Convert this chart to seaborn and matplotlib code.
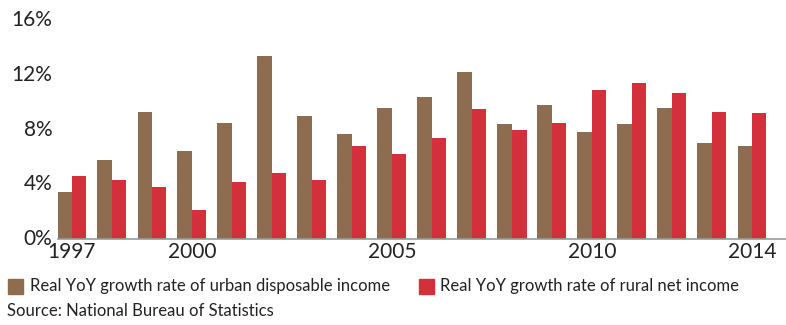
import matplotlib
matplotlib.use("Agg")
import matplotlib.pyplot as plt
import seaborn as sns
import pandas as pd
from matplotlib.patches import Rectangle

years = list(range(1997, 2015))
urban = [3.4, 5.8, 9.3, 6.4, 8.5, 13.4, 9.0, 7.7, 9.6, 10.4, 12.2, 8.4, 9.8, 7.8, 8.4, 9.6, 7.0, 6.8]
rural = [4.6, 4.3, 3.8, 2.1, 4.2, 4.8, 4.3, 6.8, 6.2, 7.4, 9.5, 8.0, 8.5, 10.9, 11.4, 10.7, 9.3, 9.2]
series_names = ["Real YoY growth rate of urban disposable income",
                "Real YoY growth rate of rural net income"]
shown_years = [1997, 2000, 2005, 2010, 2014]
y_ticks = [0, 4, 8, 12, 16]
source_text = "Source: National Bureau of Statistics"

colors = ["#8D6C4F", "#D4303C"]

sns.set_theme(style="white")
plt.rcParams["font.family"] = ["Lato", "DejaVu Sans"]

df = pd.DataFrame({
    "year": [str(y) for y in years] * 2,
    "value": urban + rural,
    "series": [series_names[0]] * len(years) + [series_names[1]] * len(years),
})

fig = plt.figure(figsize=(7.86, 3.25), dpi=100)
ax = fig.add_axes([58 / 786, 86 / 325, 728 / 786, 219 / 325])

sns.barplot(data=df, x="year", y="value", hue="series", palette=colors,
            width=0.725, ax=ax, legend=False, saturation=1, edgecolor="none")

ax.set_xlim(-0.35, 17.85)
ax.set_ylim(0, 16)
ax.set_yticks(y_ticks)
ax.set_yticklabels([f"{v}%" for v in y_ticks], fontsize=15, color="#222222")
pos = [years.index(y) for y in shown_years]
ax.set_xticks(pos)
ax.set_xticklabels([str(y) for y in shown_years], fontsize=15, color="#222222")
ax.tick_params(axis="both", length=0, pad=2)
ax.tick_params(axis="y", pad=4)
ax.set_xlabel("")
ax.set_ylabel("")
for s in ["top", "right", "left"]:
    ax.spines[s].set_visible(False)
ax.spines["bottom"].set_color("#999999")
ax.spines["bottom"].set_linewidth(1.2)
for lab in ax.get_yticklabels():
    lab.set_verticalalignment("center")

# legend row
fig.patches.append(Rectangle((8 / 786, 1 - 294 / 325), 15 / 786, 15 / 325,
                             transform=fig.transFigure, color=colors[0]))
fig.text(30 / 786, 1 - 286 / 325, series_names[0], fontsize=12, va="center",
         ha="left", color="#222222")
fig.patches.append(Rectangle((419 / 786, 1 - 294 / 325), 15 / 786, 15 / 325,
                             transform=fig.transFigure, color=colors[1]))
fig.text(440 / 786, 1 - 286 / 325, series_names[1], fontsize=12, va="center",
         ha="left", color="#222222")
fig.text(7 / 786, 1 - 311 / 325, source_text, fontsize=12, va="center",
         ha="left", color="#222222")

fig.savefig("out.png", dpi=100)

Instruction. Every line of the material is to be quoted exactly, with no pictures carried over.

Written solution.
Convert this chart to seaborn and matplotlib code.
import matplotlib
matplotlib.use("Agg")
import matplotlib.pyplot as plt
import seaborn as sns
import pandas as pd
from matplotlib.patches import Rectangle

years = list(range(1997, 2015))
urban = [3.4, 5.8, 9.3, 6.4, 8.5, 13.4, 9.0, 7.7, 9.6, 10.4, 12.2, 8.4, 9.8, 7.8, 8.4, 9.6, 7.0, 6.8]
rural = [4.6, 4.3, 3.8, 2.1, 4.2, 4.8, 4.3, 6.8, 6.2, 7.4, 9.5, 8.0, 8.5, 10.9, 11.4, 10.7, 9.3, 9.2]
series_names = ["Real YoY growth rate of urban disposable income",
                "Real YoY growth rate of rural net income"]
shown_years = [1997, 2000, 2005, 2010, 2014]
y_ticks = [0, 4, 8, 12, 16]
source_text = "Source: National Bureau of Statistics"

colors = ["#8D6C4F", "#D4303C"]

sns.set_theme(style="white")
plt.rcParams["font.family"] = ["Lato", "DejaVu Sans"]

df = pd.DataFrame({
    "year": [str(y) for y in years] * 2,
    "value": urban + rural,
    "series": [series_names[0]] * len(years) + [series_names[1]] * len(years),
})

fig = plt.figure(figsize=(7.86, 3.25), dpi=100)
ax = fig.add_axes([58 / 786, 86 / 325, 728 / 786, 219 / 325])

sns.barplot(data=df, x="year", y="value", hue="series", palette=colors,
            width=0.725, ax=ax, legend=False, saturation=1, edgecolor="none")

ax.set_xlim(-0.35, 17.85)
ax.set_ylim(0, 16)
ax.set_yticks(y_ticks)
ax.set_yticklabels([f"{v}%" for v in y_ticks], fontsize=15, color="#222222")
pos = [years.index(y) for y in shown_years]
ax.set_xticks(pos)
ax.set_xticklabels([str(y) for y in shown_years], fontsize=15, color="#222222")
ax.tick_params(axis="both", length=0, pad=2)
ax.tick_params(axis="y", pad=4)
ax.set_xlabel("")
ax.set_ylabel("")
for s in ["top", "right", "left"]:
    ax.spines[s].set_visible(False)
ax.spines["bottom"].set_color("#999999")
ax.spines["bottom"].set_linewidth(1.2)
for lab in ax.get_yticklabels():
    lab.set_verticalalignment("center")

# legend row
fig.patches.append(Rectangle((8 / 786, 1 - 294 / 325), 15 / 786, 15 / 325,
                             transform=fig.transFigure, color=colors[0]))
fig.text(30 / 786, 1 - 286 / 325, series_names[0], fontsize=12, va="center",
         ha="left", color="#222222")
fig.patches.append(Rectangle((419 / 786, 1 - 294 / 325), 15 / 786, 15 / 325,
                             transform=fig.transFigure, color=colors[1]))
fig.text(440 / 786, 1 - 286 / 325, series_names[1], fontsize=12, va="center",
         ha="left", color="#222222")
fig.text(7 / 786, 1 - 311 / 325, source_text, fontsize=12, va="center",
         ha="left", color="#222222")

fig.savefig("out.png", dpi=100)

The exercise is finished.